Court tie means no retention elections for justices, for now

Court tie means no retention elections for justices, for now
May 12
10:00 2016



RALEIGH — North Carolina won’t use a new method of voting on state Supreme Court justices, for now, after justices split on the constitutionality of the option called retention elections.

In an opinion issued Friday, May 6, justices tied 3-3 over a challenge to a law that allowed retention elections.

That 2015 law lets an incumbent, elected justice seek re-election to another eight-year term without a challenger. A statewide up-or-down vote called a “retention election” would determine whether the justice remains on the bench. About 20 states use such elections for appellate court seats.

The tie vote means retention elections won’t be used in a state Supreme Court election this year, and the June 7 primary for a seat on the court will be held as planned. But it creates no precedent, meaning the issue could arise again.

The decision “is important for judicial independence,” attorney Michael Crowell, who represented the plaintiffs, said Friday in an email. “You cannot have the legislature deciding, as it did in 2015, which judges should have opposition and which not.
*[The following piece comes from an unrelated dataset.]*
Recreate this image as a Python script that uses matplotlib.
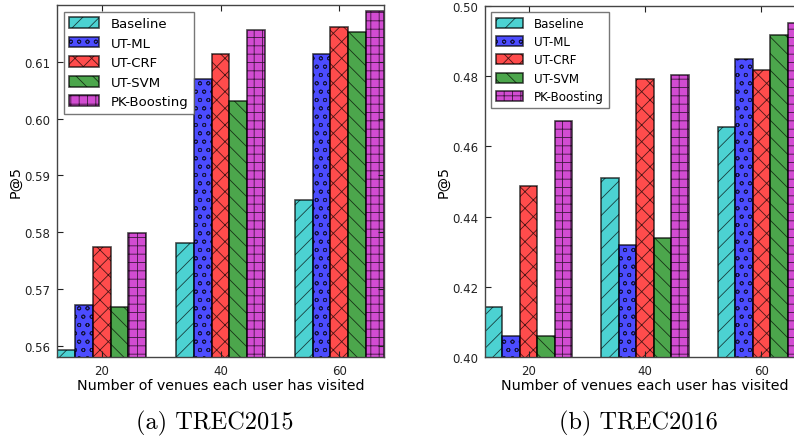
import numpy as np
import matplotlib
matplotlib.use("Agg")
import matplotlib.pyplot as plt

groups = [20, 40, 60]
methods = ["Baseline", "UT-ML", "UT-CRF", "UT-SVM", "PK-Boosting"]
colors = ["c", "b", "r", "g", "m"]
hatches = ["//", "oo", "xx", "\\\\", "++"]

# TREC2015, P@5 per method for 20 / 40 / 60 venues
baseline_2015 = [0.5592, 0.5781, 0.5856]
utml_2015 = [0.5672, 0.6070, 0.6114]
utcrf_2015 = [0.5773, 0.6114, 0.6161]
utsvm_2015 = [0.5668, 0.6031, 0.6152]
pk_2015 = [0.5798, 0.6156, 0.6189]

# TREC2016
baseline_2016 = [0.4142, 0.4511, 0.4655]
utml_2016 = [0.4060, 0.4319, 0.4850]
utcrf_2016 = [0.4486, 0.4791, 0.4819]
utsvm_2016 = [0.4060, 0.4339, 0.4917]
pk_2016 = [0.4671, 0.4803, 0.4951]

y_ticks_2015 = [0.56, 0.57, 0.58, 0.59, 0.60, 0.61]
y_ticks_2016 = [0.40, 0.42, 0.44, 0.46, 0.48, 0.50]

BAR_W = 3.0
TICK_FS = 8.5
LABEL_FS = 10.3

plt.rcParams["hatch.linewidth"] = 0.6


def draw_panel(ax, series, ylim, yticks, legend_fs, spacing):
    x = np.array(groups, dtype=float)
    for i, vals in enumerate(series):
        ax.bar(x + (i - 2) * BAR_W, vals, BAR_W, color=colors[i], alpha=0.7,
               edgecolor="k", linewidth=1.2, hatch=hatches[i], label=methods[i])
    ax.set_xlim(groups[0] - 2.5 * BAR_W, groups[-1] + 2.5 * BAR_W)
    ax.set_ylim(*ylim)
    ax.set_xticks(groups)
    ax.set_yticks(yticks)
    ax.set_yticklabels([f"{t:.2f}" for t in yticks])
    ax.tick_params(direction="in", top=True, right=True, labelsize=TICK_FS,
                   length=4, colors="#222222", pad=5)
    for s in ax.spines.values():
        s.set_color("#444444")
        s.set_linewidth(1.0)
    ax.set_xlabel("Number of venues each user has visited", fontsize=LABEL_FS,
                  labelpad=1)
    ax.set_ylabel("P@5", fontsize=LABEL_FS, labelpad=1)
    leg = ax.legend(loc="upper left", fontsize=legend_fs, fancybox=False,
                    handlelength=2.3, handleheight=0.9, labelspacing=spacing,
                    borderaxespad=0.5, handletextpad=0.9)
    leg.get_frame().set_edgecolor("#555555")
    leg.get_frame().set_linewidth(1.0)


fig = plt.figure(figsize=(7.94, 4.39), dpi=100)

ax1 = fig.add_axes([57 / 794, 1 - 358 / 439, 327 / 794, 352 / 439])
draw_panel(ax1, [baseline_2015, utml_2015, utcrf_2015, utsvm_2015, pk_2015],
           (0.558, 0.62), y_ticks_2015, 9.5, 0.5)

ax2 = fig.add_axes([485 / 794, 1 - 358 / 439, 320 / 794, 351 / 439])
draw_panel(ax2, [baseline_2016, utml_2016, utcrf_2016, utsvm_2016, pk_2016],
           (0.40, 0.50), y_ticks_2016, 8.6, 0.45)

fig.text(215 / 794, 1 - 423 / 439, "(a) TREC2015", family="cmr10", fontsize=17.5,
         ha="center", va="center")
fig.text(638 / 794, 1 - 423 / 439, "(b) TREC2016", family="cmr10", fontsize=17.5,
         ha="center", va="center")

fig.savefig("out.png", dpi=100)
I hope this decision leads us back to a serious discussion of reforming judicial selection in a way that complies with the constitution and that does not have partisan overtones.”

Only Justice Bob Edmunds faces re-election to the court in 2016. He didn’t participate in the decision or listen to arguments the court heard in April.

A lower court ruled in February that retention elections don’t meet the state Constitution’s definition of an election.

The three trial judges who heard the case also said retention elections impose a new qualification upon lawyers to run for the state’s highest court – that they must be the incumbent.

The arguments the court heard last month centered on whether a retention election meets the constitutional mandate that justices “shall be elected” even though only one candidate can run. Legislative sponsors of the law had said there was no need to amend the Constitution to offer the option.

John Maddrey, North Carolina’s solicitor general, argued the retention option is an election, pointing out many matters are submitted to voters that don’t involve a contest between candidates.

During the arguments, Crowell said one of the plaintiffs, Wake County lawyer Sabra Faires, was barred from running for Edmunds’ seat because Edmunds chose the retention option. “If she cannot run, one of two things has to be true: Either it’s not an election, or it’s an election and she’s been disqualified for some reason other than what’s in the Constitution,” he said.

Edmunds, Faires and Wake County Superior Court Judge Michael Morgan will now face off in a June 7 primary, with the top two-vote getters advancing to the general election in November.

Before 2015, legislators had debated judicial retention elections for more than 40 years as part of a broader judicial selection process that usually included a constitutional referendum.